Reply to post: Dr Marvel's wonder liniment...

Mozilla edict: 'Web-accessible' features need 'secure contexts'

iwrconsultancy

Dr Marvel's wonder liniment...

"What I am not OK with is for my ISP to know which articles I read.."

It's amazing how many people have unrealistic expectations about the security offered by HTTPS.

It DOES NOT not prevent your ISP from tracking sites or pages you visit.

It DOES NOT prevent advertisers from acting as MITM, and reading passwords you type into the main website. Or, even logging all keystrokes typed into the browser. It is a trivial piece of coding to demonstrate that this is still possible on an HTTPS site.

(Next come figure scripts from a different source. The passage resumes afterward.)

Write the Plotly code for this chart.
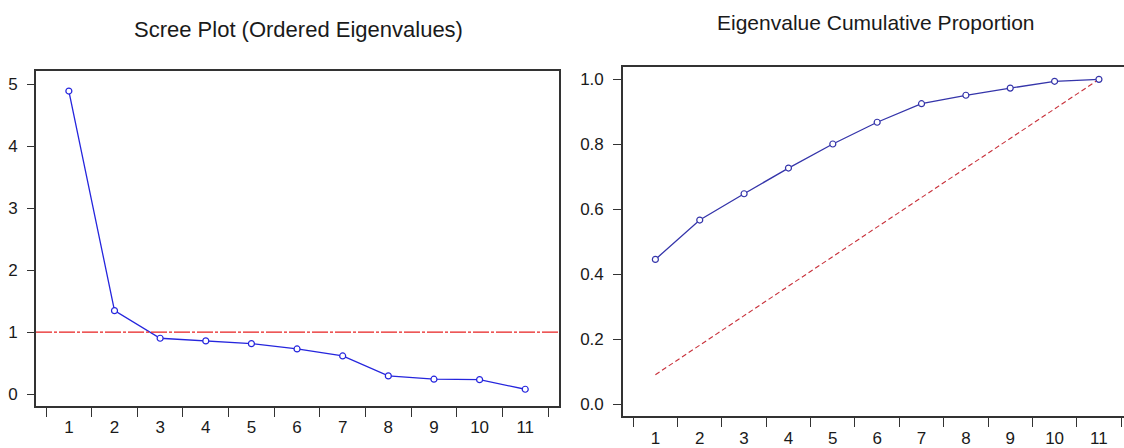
import plotly.graph_objects as go

# ---- data ----
components = ["1", "2", "3", "4", "5", "6", "7", "8", "9", "10", "11"]
eigenvalues = [4.887, 1.347, 0.902, 0.859, 0.815, 0.730, 0.617, 0.295, 0.242, 0.235, 0.080]
eigen_threshold = 1.0
cumulative_proportion = [0.446, 0.567, 0.648, 0.727, 0.801, 0.868, 0.925, 0.951, 0.973, 0.994, 1.000]
equal_share_line = [0.091, 0.182, 0.273, 0.364, 0.455, 0.545, 0.636, 0.727, 0.818, 0.909, 1.000]
left_yticks = [0, 1, 2, 3, 4, 5]
right_yticks = [0.0, 0.2, 0.4, 0.6, 0.8, 1.0]
right_yticktext = ["0.0", "0.2", "0.4", "0.6", "0.8", "1.0"]
title_left = "Scree Plot (Ordered Eigenvalues)"
title_right = "Eigenvalue Cumulative Proportion"

W, H = 1124, 448
FONT = "Liberation Sans, Arial, sans-serif"
AX = "#333333"
TXT = "#1a1a1a"

fig = go.Figure()

fig.add_trace(go.Scatter(
    x=components, y=eigenvalues, mode="lines+markers",
    line=dict(color="#2525DD", width=1.3),
    marker=dict(symbol="circle", size=6, color="white", line=dict(color="#2525DD", width=1.2)),
    xaxis="x", yaxis="y", showlegend=False, hoverinfo="skip"))

fig.add_trace(go.Scatter(
    x=components, y=equal_share_line, mode="lines",
    line=dict(color="#C8303A", width=1.1, dash="5px,3px"),
    xaxis="x2", yaxis="y2", showlegend=False, hoverinfo="skip"))

fig.add_trace(go.Scatter(
    x=components, y=cumulative_proportion, mode="lines+markers",
    line=dict(color="#3535AA", width=1.3),
    marker=dict(symbol="circle", size=6, color="white", line=dict(color="#3535AA", width=1.2)),
    xaxis="x2", yaxis="y2", showlegend=False, hoverinfo="skip"))

fig.add_shape(type="line", xref="x domain", yref="y", x0=0, x1=1,
              y0=eigen_threshold, y1=eigen_threshold,
              line=dict(color="#E82020", width=1.2, dash="16px,2px,3px,2px"))

common_x = dict(type="category", tickson="boundaries", ticks="outside", ticklen=9,
                tickwidth=1.3, tickcolor=AX, showline=True, linecolor=AX, linewidth=1.6,
                showgrid=False, zeroline=False, tickfont=dict(size=17, color=TXT, family=FONT))
common_y = dict(ticks="outside", tickwidth=1.3, tickcolor=AX, showline=True, linecolor=AX,
                linewidth=1.6, showgrid=False, zeroline=False,
                tickfont=dict(size=17, color=TXT, family=FONT))

fig.update_layout(
    width=W, height=H,
    margin=dict(l=0, r=0, t=0, b=0),
    paper_bgcolor="white", plot_bgcolor="white",
    font=dict(family=FONT, color=TXT),
    xaxis=dict(common_x, domain=[36 / W, 559 / W], range=[-0.72, 10.74], mirror=True,
               ticklabelstandoff=5, anchor="y"),
    yaxis=dict(common_y, domain=[(H - 406) / H, (H - 71) / H], range=[-0.19, 5.21],
               tickvals=left_yticks, ticklen=7, mirror=True, ticklabelstandoff=6, anchor="x"),
    xaxis2=dict(common_x, domain=[623 / W, 1.0], range=[-0.73, 10.565], mirror=True,
                ticklabelstandoff=6, anchor="y2"),
    yaxis2=dict(common_y, domain=[(H - 415.7) / H, (H - 67) / H], range=[-0.035, 1.038],
                tickvals=right_yticks, ticktext=right_yticktext, ticklen=8, mirror=False,
                ticklabelstandoff=6, anchor="x2"),
    annotations=[
        dict(text=title_left, xref="paper", yref="paper", x=298 / W, y=(H - 30) / H,
             xanchor="center", yanchor="middle", showarrow=False,
             font=dict(size=22, color=TXT, family=FONT)),
        dict(text=title_right, xref="paper", yref="paper", x=876 / W, y=(H - 22) / H,
             xanchor="center", yanchor="middle", showarrow=False,
             font=dict(size=21, color=TXT, family=FONT)),
    ],
)

fig.write_html("out.html", config={"displayModeBar": False},
               post_script="document.body.style.margin='0';document.body.style.overflow='hidden';")
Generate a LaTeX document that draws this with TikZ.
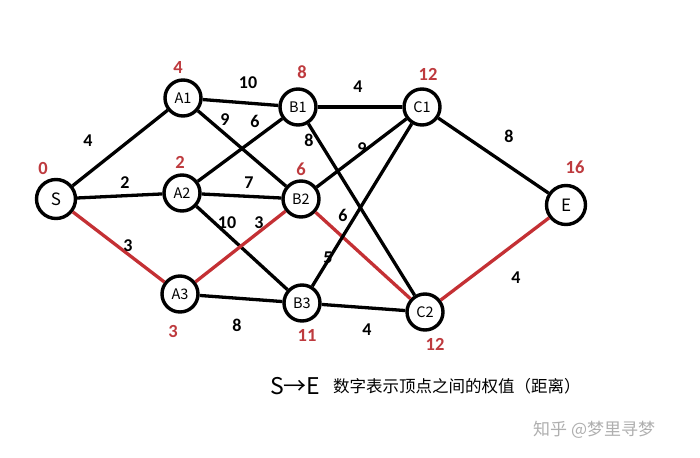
\documentclass[tikz,border=0pt]{standalone}
\usepackage{fontspec}
\setmainfont{Liberation Sans}
\newfontfamily\cjk{Noto Sans CJK SC}
\newfontfamily\numfont{Carlito}
\begin{document}
\begin{tikzpicture}[x=1pt,y=-1pt,
  vtx/.style={circle,draw=black,line width=3.4pt,fill=white,minimum size=36pt,inner sep=0pt,font=\cjk\fontsize{14.5}{14.5}\selectfont},
  bigvtx/.style={vtx,minimum size=39pt,font=\cjk\fontsize{17}{17}\selectfont},
  edge/.style={line width=3.3pt,draw=black},
  redge/.style={line width=3.3pt,draw=redline},
  wlab/.style={font=\numfont\bfseries\fontsize{18}{18}\selectfont,text=black,inner sep=0pt},
  dlab/.style={font=\numfont\bfseries\fontsize{18.5}{18.5}\selectfont,text=redlab,inner sep=0pt}]
\definecolor{redline}{RGB}{196,48,52}
\definecolor{redlab}{RGB}{190,58,62}
\useasboundingbox[fill=white] (0,0) rectangle (700,457);
% vertices
\node[bigvtx] (S) at (56,199) {S};
\node[vtx] (A1) at (183,98) {A1};
\node[vtx] (A2) at (182,193) {A2};
\node[vtx] (A3) at (180,294) {A3};
\node[vtx] (B1) at (298,107) {B1};
\node[vtx] (B2) at (301,199) {B2};
\node[vtx] (B3) at (302,303) {B3};
\node[vtx] (C1) at (422,107) {C1};
\node[vtx] (C2) at (425,312) {C2};
\node[bigvtx] (E) at (566,205) {E};
% edges
\draw[edge] (S) -- (A1);
\draw[edge] (S) -- (A2);
\draw[redge] (S) -- (A3);
\draw[edge] (A1) -- (B1);
\draw[edge] (A1) -- (B2);
\draw[edge] (A2) -- (B1);
\draw[edge] (A2) -- (B2);
\draw[edge] (A2) -- (B3);
\draw[redge] (A3) -- (B2);
\draw[edge] (A3) -- (B3);
\draw[edge] (B1) -- (C1);
\draw[edge] (B1) -- (C2);
\draw[edge] (B2) -- (C1);
\draw[redge] (B2) -- (C2);
\draw[edge] (B3) -- (C1);
\draw[edge] (B3) -- (C2);
\draw[edge] (C1) -- (E);
\draw[redge] (C2) -- (E);
% distance labels
\node[dlab] (dS) at (43,168) {0};
\node[dlab] (dA1) at (178,67) {4};
\node[dlab] (dB1) at (302,72) {8};
\node[dlab] (dA2) at (180,162) {2};
\node[dlab] (dB2) at (301,169) {6};
\node[dlab] (dC1) at (428,74) {12};
\node[dlab] (dE) at (575,167) {16};
\node[dlab] (dA3) at (173,331) {3};
\node[dlab] (dB3) at (307,335) {11};
\node[dlab] (dC2) at (435,344) {12};
% weight labels
\node[wlab] (wSA1) at (88,141) {4};
\node[wlab] (wA1B1) at (248,83) {10};
\node[wlab] (wA1B2) at (225,120) {9};
\node[wlab] (wA2B1) at (255,121) {6};
\node[wlab] (wB1C2) at (309,140) {8};
\node[wlab] (wSA2) at (125,183) {2};
\node[wlab] (wA2B2) at (249,183) {7};
\node[wlab] (wA2B3) at (227,223) {10};
\node[wlab] (wA3B2) at (259,223) {3};
\node[wlab] (wSA3) at (128,246) {3};
\node[wlab] (wA3B3) at (237,325) {8};
\node[wlab] (wB3C1) at (328,258) {5};
\node[wlab] (wB1C1) at (358,87) {4};
\node[wlab] (wB2C1) at (362,149) {9};
\node[wlab] (wC1E) at (509,136) {8};
\node[wlab] (wB2C2) at (343,215) {6};
\node[wlab] (wC2E) at (516,278) {4};
\node[wlab] (wB3C2) at (367,330) {4};
% caption
\node[anchor=west,inner sep=0pt,font=\cjk\fontsize{23}{23}\selectfont] (se) at (270,386) {S→E};
\node[anchor=west,inner sep=0pt,font=\cjk\fontsize{16.5}{16.5}\selectfont] (cap) at (333,386) {数字表示顶点之间的权值（距离）};
\node[anchor=west,inner sep=0pt,text={rgb,255:red,175;green,175;blue,175},font=\cjk\fontsize{17}{17}\selectfont] (wm) at (533,430) {知乎 @梦里寻梦};
\end{tikzpicture}
\end{document}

It DOES NOT prevent the kind of mass password thefts we've seen so many of in the news recently. This is because the password is decrypted as soon as it arrives on the webserver. Just in time for a malicious process planted on that server to snaffle it.

It DOES NOT correctly identify the source of the data you see in the browser. The 'padlock' info fails to mention that data is also being supplied under numerous other certificates, as well as the declared one.

When HTTPS is used for its intended purpose (Protecting single-origin banking transactions) it does the job it was designed to do. It is not HTTPS which is at fault here. It is the hard-sell marketing hype which is the problem.